The Leray spectral sequence is the special case $F = f_*$, $G = \Gamma_Y$.

For a normal subgroup $N \trianglelefteq G$ and a $G$-module $M$:

$E_2^{p,q} = H^p(G/N, H^q(N, M)) \Rightarrow H^{p+q}(G, M)$

This computes group cohomology of $G$ from the cohomology of $N$ and $G/N$. It arises from the composition of invariant functors $(-)^G = ((-)^N)^{G/N}$.

For spaces $X, Y$ and a sheaf (or coefficient ring $R$):

$E_2^{p,q} = \bigoplus_{i+j=q} \mathrm{Tor}_p^R(H^i(X, R), H^j(Y, R)) \Rightarrow H^{p+q}(X \times Y, R)$

When $R$ is a field, $\mathrm{Tor} = 0$ for $p \geq 1$ and this collapses to the Kunneth formula $H^n(X \times Y) \cong \bigoplus_{i+j=n} H^i(X) \otimes H^j(Y)$.

For a chain complex $C_\bullet$ of free abelian groups and an abelian group $G$:

$E_2^{p,q} = \mathrm{Ext}^p_{\mathbb{Z}}(H_q(C), G) \Rightarrow H^{p+q}(C; G)$

For $\mathbb{Z}$-coefficients this degenerates to the universal coefficient short exact sequence since $\mathrm{Ext}^p = 0$ for $p \geq 2$.

A double complex $K^{p,q}$ with two commuting differentials $d_h$ and $d_v$ has two spectral sequences converging to $H^n(\mathrm{Tot}(K))$. The first has $E_1^{p,q} = H^q_v(K^{p,\bullet})$ and the second has $E_1^{p,q} = H^p_h(K^{\bullet, q})$. Comparing them is a powerful technique.

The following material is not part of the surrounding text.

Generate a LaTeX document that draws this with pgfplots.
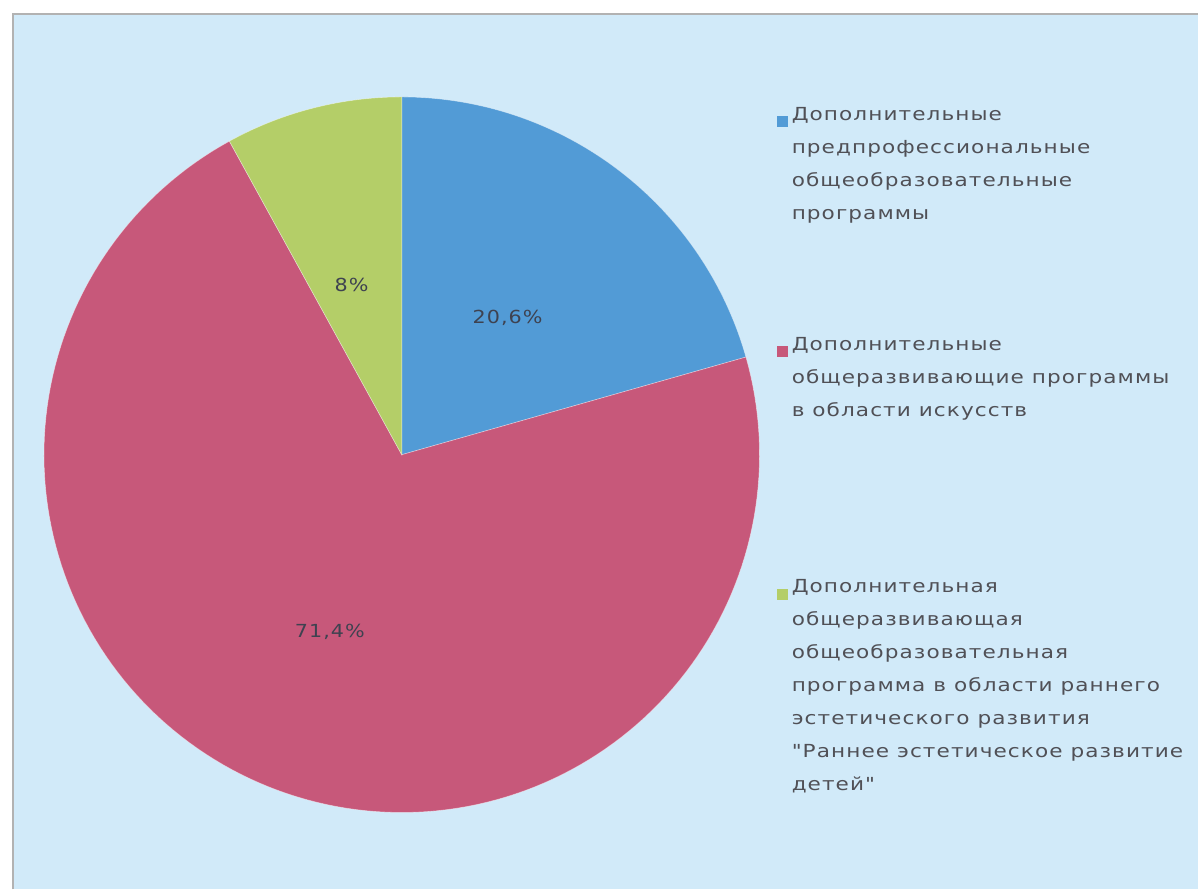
\documentclass[border=0pt]{standalone}
\usepackage{fontspec}
\usepackage{pgfplots}
\pgfplotsset{compat=1.18}
\newfontfamily\legfont[LetterSpace=5]{DejaVu Sans}

\definecolor{pieblue}{RGB}{82,155,214}
\definecolor{piered}{RGB}{199,88,122}
\definecolor{piegreen}{RGB}{180,206,104}
\definecolor{bgblue}{RGB}{209,234,249}
\definecolor{txtgray}{RGB}{80,80,86}
\definecolor{lblgray}{RGB}{62,66,80}

\begin{document}
\begin{tikzpicture}[x=1pt,y=1pt]
% page and chart area
\fill[white] (0,0) rectangle (1199,890);
\fill[bgblue] (13,0) rectangle (1199,876);
\draw[black!30, line width=1.5pt] (13,0) -- (13,876) -- (1199,876);

\begin{axis}[
  at={(402pt,435pt)}, anchor=center,
  width=716pt, height=716pt, scale only axis,
  hide axis, clip=false,
  xmin=-1, xmax=1, ymin=-1, ymax=1,
  every axis plot/.append style={draw=white, draw opacity=0.45, line width=0.6pt, samples=160, variable=\t},
]
% shares in percent, clockwise from 12 o'clock: 20.6, 71.4, 8
\addplot[fill=pieblue, domain=90-3.6*20.6:90] ({cos(t)},{sin(t)}) -- (0,0) -- cycle;
\addplot[fill=piered, domain=90-3.6*92:90-3.6*20.6] ({cos(t)},{sin(t)}) -- (0,0) -- cycle;
\addplot[fill=piegreen, domain=90-3.6*100:90-3.6*92] ({cos(t)},{sin(t)}) -- (0,0) -- cycle;

\begin{scope}[every node/.style={text=lblgray, xscale=1.15, transform shape, font={\legfont\fontsize{18}{28}\selectfont}}]
\node at (0.296,0.383) {20,6\%};
\node at (-0.140,0.475) {8\%};
\node at (-0.201,-0.494) {71,4\%};
\end{scope}
\end{axis}

% legend
\fill[pieblue] (777,763) rectangle (788,774);
\fill[piered] (777,533) rectangle (788,544);
\fill[piegreen] (777,290) rectangle (788,301);
\begin{scope}[every node/.style={anchor=north west, align=left, inner sep=0pt, text=txtgray,
    xscale=1.2, transform shape, font={\legfont\fontsize{18}{33}\selectfont}}]
\node at (792,783) {Дополнительные\\предпрофессиональные\\общеобразовательные\\программы};
\node at (792,553) {Дополнительные\\общеразвивающие программы\\в области искусств};
\node at (792,310) {Дополнительная\\общеразвивающая\\общеобразовательная\\программа в области раннего\\эстетического развития\\"Раннее эстетическое развитие\\детей"};
\end{scope}
\end{tikzpicture}
\end{document}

For a smooth projective variety $X$ over a field:

$E_1^{p,q} = H^q(X, \Omega^p_X) \Rightarrow H^{p+q}_{\mathrm{dR}}(X)$

In characteristic 0, this degenerates at $E_1$ (by Hodge theory), giving the Hodge decomposition $H^n_{\mathrm{dR}}(X) \cong \bigoplus_{p+q=n} H^q(X, \Omega^p)$. In positive characteristic, it can fail to degenerate.

For a generalized cohomology theory $h^\bullet$ and a CW complex $X$:

$E_2^{p,q} = H^p(X; h^q(\mathrm{pt})) \Rightarrow h^{p+q}(X)$

This computes generalized cohomology from ordinary cohomology. For $K$-theory, $h^q(\mathrm{pt}) = \mathbb{Z}$ for $q$ even and $0$ for $q$ odd.

A spectral sequence collapses at $E_2$ if $d_r = 0$ for all $r \geq 2$, so $E_\infty = E_2$. This gives $H^n \cong \bigoplus_{p+q=n} E_2^{p,q}$ (the filtration splits). Collapsing often follows from vanishing of certain groups or from weight/purity arguments.

A spectral sequence $E_2^{p,q} \Rightarrow H^{p+q}$ has edge maps: $H^n \twoheadrightarrow E_\infty^{n,0} \hookrightarrow E_2^{n,0}$ and $E_2^{0,n} \twoheadrightarrow E_\infty^{0,n} \hookrightarrow H^n$. For the Leray spectral sequence, the edge map $H^n(X) \to E_2^{0,n} = H^0(Y, R^nf_*\mathcal{F})$ is the restriction to fibers, and $E_2^{n,0} = H^n(Y, f_*\mathcal{F}) \to H^n(X)$ is the pullback.

Any spectral sequence $E_2^{p,q} \Rightarrow H^{p+q}$ gives a five-term exact sequence:

$0 \to E_2^{1,0} \to H^1 \to E_2^{0,1} \xrightarrow{d_2} E_2^{2,0} \to H^2$

For the Hochschild-Serre sequence: $0 \to H^1(G/N, M^N) \to H^1(G, M) \to H^1(N, M)^{G/N} \to H^2(G/N, M^N) \to H^2(G, M)$, which is the inflation-restriction exact sequence.

In the derived category, a spectral sequence arises whenever one computes the composition $RG \circ RF$ versus $R(G \circ F)$. The spectral sequence is a way of extracting cohomological information from the total derived functor. In principle, the total derived functor $R(G \circ F)$ contains all the information, and the spectral sequence is a computational tool for extracting it.